→ WHAT IS EXPECTED
Repeat the data below exactly, dropping any pictures it holds.

→ RAW DATA

>> Begin

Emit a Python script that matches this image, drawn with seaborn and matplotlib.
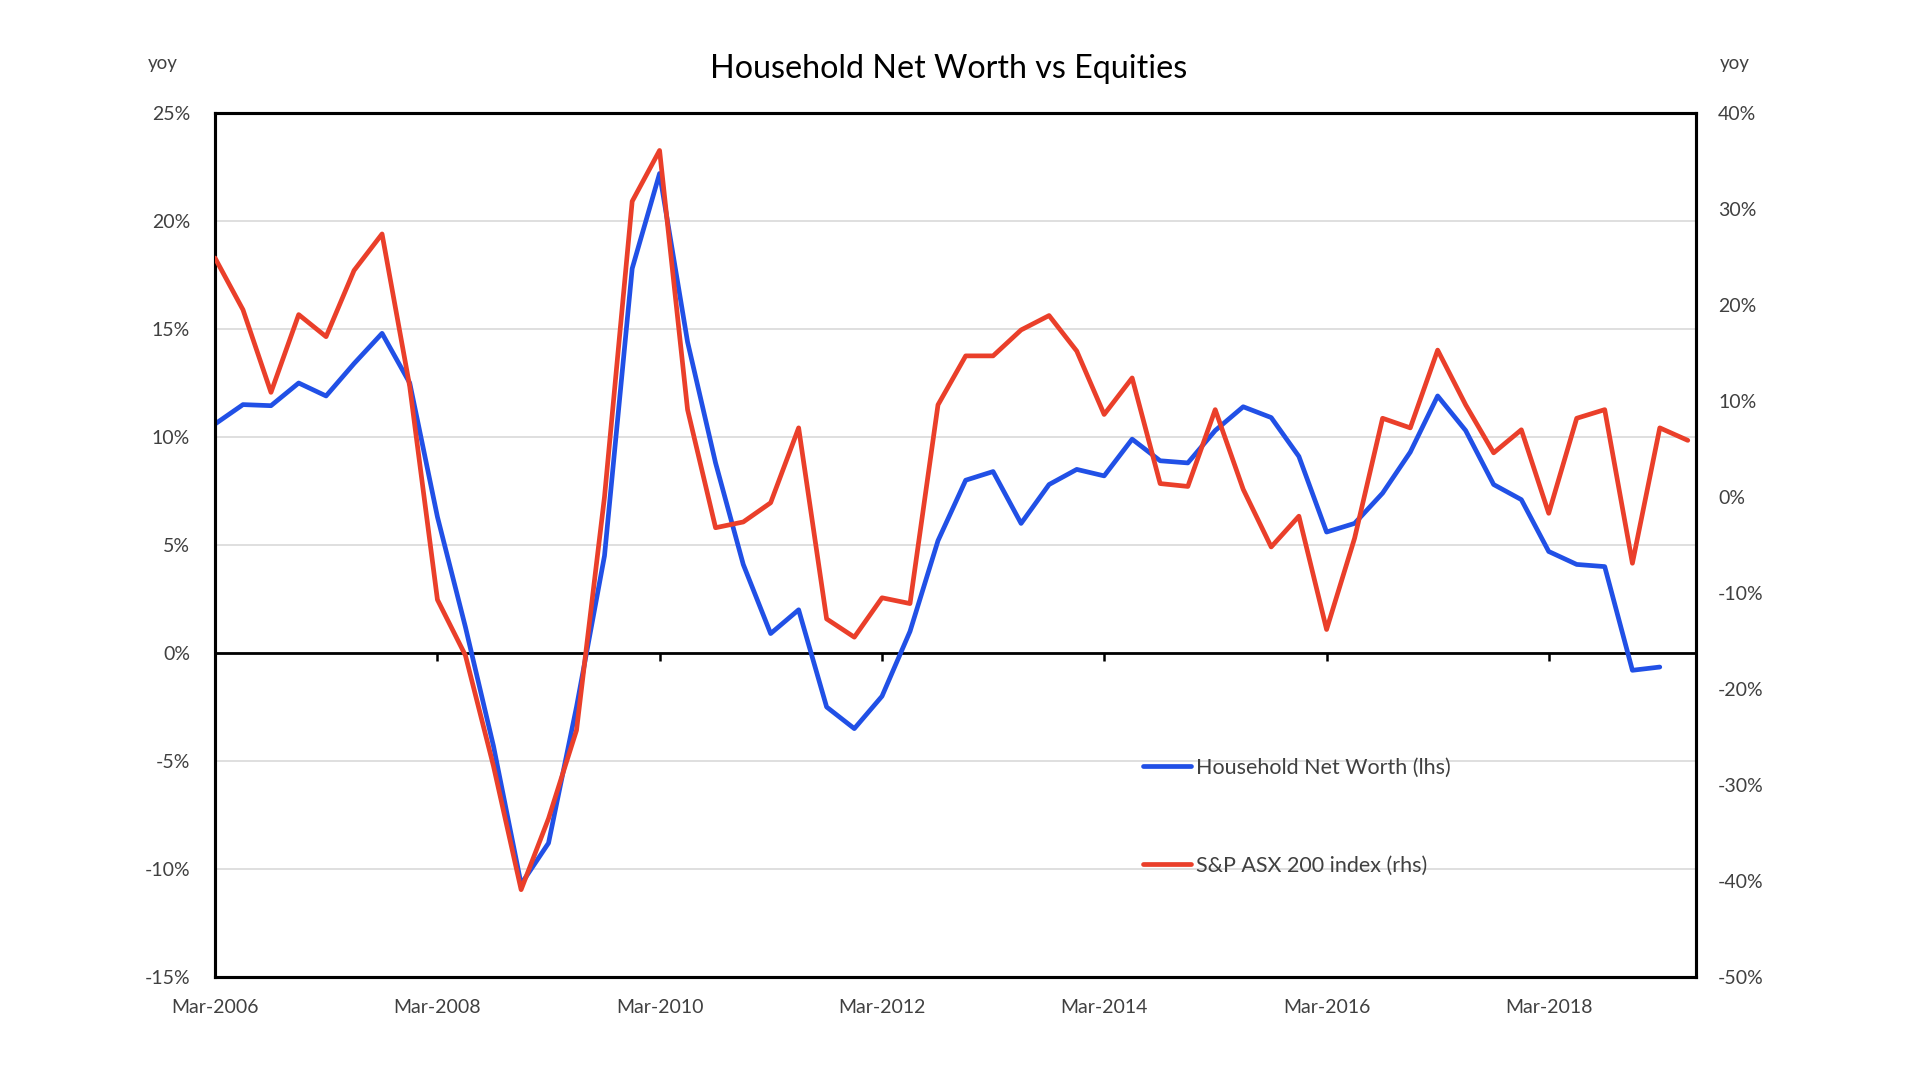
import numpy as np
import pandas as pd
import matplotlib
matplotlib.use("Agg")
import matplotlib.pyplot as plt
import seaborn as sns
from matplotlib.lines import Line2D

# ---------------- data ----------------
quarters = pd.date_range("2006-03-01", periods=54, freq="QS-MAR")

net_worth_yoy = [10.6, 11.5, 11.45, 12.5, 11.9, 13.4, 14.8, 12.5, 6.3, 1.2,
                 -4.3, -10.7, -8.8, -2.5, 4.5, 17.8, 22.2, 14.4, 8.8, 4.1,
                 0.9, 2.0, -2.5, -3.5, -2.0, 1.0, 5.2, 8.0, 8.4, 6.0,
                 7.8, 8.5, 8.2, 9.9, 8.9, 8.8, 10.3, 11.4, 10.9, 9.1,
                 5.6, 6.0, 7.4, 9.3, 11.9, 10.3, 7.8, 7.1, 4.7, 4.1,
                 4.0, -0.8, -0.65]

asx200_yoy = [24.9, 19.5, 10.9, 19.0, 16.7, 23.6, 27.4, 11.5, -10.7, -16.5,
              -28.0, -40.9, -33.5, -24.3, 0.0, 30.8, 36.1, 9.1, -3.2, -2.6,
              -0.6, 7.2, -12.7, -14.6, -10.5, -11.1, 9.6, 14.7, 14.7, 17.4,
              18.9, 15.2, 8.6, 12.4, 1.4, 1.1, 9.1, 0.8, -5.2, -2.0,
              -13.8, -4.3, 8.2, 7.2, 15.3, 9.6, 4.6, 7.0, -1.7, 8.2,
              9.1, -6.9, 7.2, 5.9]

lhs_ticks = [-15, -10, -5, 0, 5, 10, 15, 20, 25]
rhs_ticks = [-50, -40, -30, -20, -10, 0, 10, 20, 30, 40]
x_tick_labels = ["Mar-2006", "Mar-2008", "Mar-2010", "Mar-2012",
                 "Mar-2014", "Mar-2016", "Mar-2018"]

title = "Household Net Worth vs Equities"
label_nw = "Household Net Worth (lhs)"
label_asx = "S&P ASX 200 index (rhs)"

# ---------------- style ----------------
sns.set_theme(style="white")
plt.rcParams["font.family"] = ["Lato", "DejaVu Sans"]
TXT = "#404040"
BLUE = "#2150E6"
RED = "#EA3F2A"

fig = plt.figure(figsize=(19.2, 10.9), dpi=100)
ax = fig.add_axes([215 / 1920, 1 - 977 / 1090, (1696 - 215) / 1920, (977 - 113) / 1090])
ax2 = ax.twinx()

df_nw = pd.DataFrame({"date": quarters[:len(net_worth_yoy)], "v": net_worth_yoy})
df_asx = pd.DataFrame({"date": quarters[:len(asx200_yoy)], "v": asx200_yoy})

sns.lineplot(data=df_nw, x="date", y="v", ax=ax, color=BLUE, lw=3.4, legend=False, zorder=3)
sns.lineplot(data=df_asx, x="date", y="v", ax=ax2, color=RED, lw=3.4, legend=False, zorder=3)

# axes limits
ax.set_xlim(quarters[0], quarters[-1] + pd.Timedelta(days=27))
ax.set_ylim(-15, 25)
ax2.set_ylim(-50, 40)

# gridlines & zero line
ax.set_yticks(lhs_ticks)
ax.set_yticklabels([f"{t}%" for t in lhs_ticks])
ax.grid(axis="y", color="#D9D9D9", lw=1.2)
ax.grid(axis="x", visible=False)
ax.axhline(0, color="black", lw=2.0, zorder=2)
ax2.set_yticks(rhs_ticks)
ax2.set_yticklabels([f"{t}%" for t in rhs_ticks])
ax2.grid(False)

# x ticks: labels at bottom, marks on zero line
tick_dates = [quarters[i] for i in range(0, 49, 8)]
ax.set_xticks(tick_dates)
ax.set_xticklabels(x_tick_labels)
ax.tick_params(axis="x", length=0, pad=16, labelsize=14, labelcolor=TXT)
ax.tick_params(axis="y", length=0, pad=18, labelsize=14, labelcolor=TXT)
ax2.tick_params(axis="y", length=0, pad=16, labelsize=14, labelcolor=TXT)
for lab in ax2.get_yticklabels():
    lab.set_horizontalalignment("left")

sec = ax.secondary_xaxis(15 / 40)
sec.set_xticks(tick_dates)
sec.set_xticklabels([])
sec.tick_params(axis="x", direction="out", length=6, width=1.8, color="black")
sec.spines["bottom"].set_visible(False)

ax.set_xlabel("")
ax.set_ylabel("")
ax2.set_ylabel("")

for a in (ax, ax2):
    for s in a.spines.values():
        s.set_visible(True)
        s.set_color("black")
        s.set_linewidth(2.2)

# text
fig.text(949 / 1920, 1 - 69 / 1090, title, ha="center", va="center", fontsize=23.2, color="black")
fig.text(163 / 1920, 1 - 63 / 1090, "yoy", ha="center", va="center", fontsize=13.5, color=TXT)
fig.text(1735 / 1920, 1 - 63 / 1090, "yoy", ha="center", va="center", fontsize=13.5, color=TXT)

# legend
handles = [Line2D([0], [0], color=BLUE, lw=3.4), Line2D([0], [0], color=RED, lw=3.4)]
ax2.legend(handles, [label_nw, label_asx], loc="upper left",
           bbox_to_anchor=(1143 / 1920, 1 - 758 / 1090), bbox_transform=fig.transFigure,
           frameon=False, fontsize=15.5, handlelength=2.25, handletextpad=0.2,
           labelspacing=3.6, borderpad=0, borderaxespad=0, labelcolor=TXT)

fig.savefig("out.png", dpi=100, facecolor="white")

>> End

→ ANSWER TO THIS PROBLEM
Emit a Python script that matches this image, drawn with seaborn and matplotlib.
import numpy as np
import pandas as pd
import matplotlib
matplotlib.use("Agg")
import matplotlib.pyplot as plt
import seaborn as sns
from matplotlib.lines import Line2D

# ---------------- data ----------------
quarters = pd.date_range("2006-03-01", periods=54, freq="QS-MAR")

net_worth_yoy = [10.6, 11.5, 11.45, 12.5, 11.9, 13.4, 14.8, 12.5, 6.3, 1.2,
                 -4.3, -10.7, -8.8, -2.5, 4.5, 17.8, 22.2, 14.4, 8.8, 4.1,
                 0.9, 2.0, -2.5, -3.5, -2.0, 1.0, 5.2, 8.0, 8.4, 6.0,
                 7.8, 8.5, 8.2, 9.9, 8.9, 8.8, 10.3, 11.4, 10.9, 9.1,
                 5.6, 6.0, 7.4, 9.3, 11.9, 10.3, 7.8, 7.1, 4.7, 4.1,
                 4.0, -0.8, -0.65]

asx200_yoy = [24.9, 19.5, 10.9, 19.0, 16.7, 23.6, 27.4, 11.5, -10.7, -16.5,
              -28.0, -40.9, -33.5, -24.3, 0.0, 30.8, 36.1, 9.1, -3.2, -2.6,
              -0.6, 7.2, -12.7, -14.6, -10.5, -11.1, 9.6, 14.7, 14.7, 17.4,
              18.9, 15.2, 8.6, 12.4, 1.4, 1.1, 9.1, 0.8, -5.2, -2.0,
              -13.8, -4.3, 8.2, 7.2, 15.3, 9.6, 4.6, 7.0, -1.7, 8.2,
              9.1, -6.9, 7.2, 5.9]

lhs_ticks = [-15, -10, -5, 0, 5, 10, 15, 20, 25]
rhs_ticks = [-50, -40, -30, -20, -10, 0, 10, 20, 30, 40]
x_tick_labels = ["Mar-2006", "Mar-2008", "Mar-2010", "Mar-2012",
                 "Mar-2014", "Mar-2016", "Mar-2018"]

title = "Household Net Worth vs Equities"
label_nw = "Household Net Worth (lhs)"
label_asx = "S&P ASX 200 index (rhs)"

# ---------------- style ----------------
sns.set_theme(style="white")
plt.rcParams["font.family"] = ["Lato", "DejaVu Sans"]
TXT = "#404040"
BLUE = "#2150E6"
RED = "#EA3F2A"

fig = plt.figure(figsize=(19.2, 10.9), dpi=100)
ax = fig.add_axes([215 / 1920, 1 - 977 / 1090, (1696 - 215) / 1920, (977 - 113) / 1090])
ax2 = ax.twinx()

df_nw = pd.DataFrame({"date": quarters[:len(net_worth_yoy)], "v": net_worth_yoy})
df_asx = pd.DataFrame({"date": quarters[:len(asx200_yoy)], "v": asx200_yoy})

sns.lineplot(data=df_nw, x="date", y="v", ax=ax, color=BLUE, lw=3.4, legend=False, zorder=3)
sns.lineplot(data=df_asx, x="date", y="v", ax=ax2, color=RED, lw=3.4, legend=False, zorder=3)

# axes limits
ax.set_xlim(quarters[0], quarters[-1] + pd.Timedelta(days=27))
ax.set_ylim(-15, 25)
ax2.set_ylim(-50, 40)

# gridlines & zero line
ax.set_yticks(lhs_ticks)
ax.set_yticklabels([f"{t}%" for t in lhs_ticks])
ax.grid(axis="y", color="#D9D9D9", lw=1.2)
ax.grid(axis="x", visible=False)
ax.axhline(0, color="black", lw=2.0, zorder=2)
ax2.set_yticks(rhs_ticks)
ax2.set_yticklabels([f"{t}%" for t in rhs_ticks])
ax2.grid(False)

# x ticks: labels at bottom, marks on zero line
tick_dates = [quarters[i] for i in range(0, 49, 8)]
ax.set_xticks(tick_dates)
ax.set_xticklabels(x_tick_labels)
ax.tick_params(axis="x", length=0, pad=16, labelsize=14, labelcolor=TXT)
ax.tick_params(axis="y", length=0, pad=18, labelsize=14, labelcolor=TXT)
ax2.tick_params(axis="y", length=0, pad=16, labelsize=14, labelcolor=TXT)
for lab in ax2.get_yticklabels():
    lab.set_horizontalalignment("left")

sec = ax.secondary_xaxis(15 / 40)
sec.set_xticks(tick_dates)
sec.set_xticklabels([])
sec.tick_params(axis="x", direction="out", length=6, width=1.8, color="black")
sec.spines["bottom"].set_visible(False)

ax.set_xlabel("")
ax.set_ylabel("")
ax2.set_ylabel("")

for a in (ax, ax2):
    for s in a.spines.values():
        s.set_visible(True)
        s.set_color("black")
        s.set_linewidth(2.2)

# text
fig.text(949 / 1920, 1 - 69 / 1090, title, ha="center", va="center", fontsize=23.2, color="black")
fig.text(163 / 1920, 1 - 63 / 1090, "yoy", ha="center", va="center", fontsize=13.5, color=TXT)
fig.text(1735 / 1920, 1 - 63 / 1090, "yoy", ha="center", va="center", fontsize=13.5, color=TXT)

# legend
handles = [Line2D([0], [0], color=BLUE, lw=3.4), Line2D([0], [0], color=RED, lw=3.4)]
ax2.legend(handles, [label_nw, label_asx], loc="upper left",
           bbox_to_anchor=(1143 / 1920, 1 - 758 / 1090), bbox_transform=fig.transFigure,
           frameon=False, fontsize=15.5, handlelength=2.25, handletextpad=0.2,
           labelspacing=3.6, borderpad=0, borderaxespad=0, labelcolor=TXT)

fig.savefig("out.png", dpi=100, facecolor="white")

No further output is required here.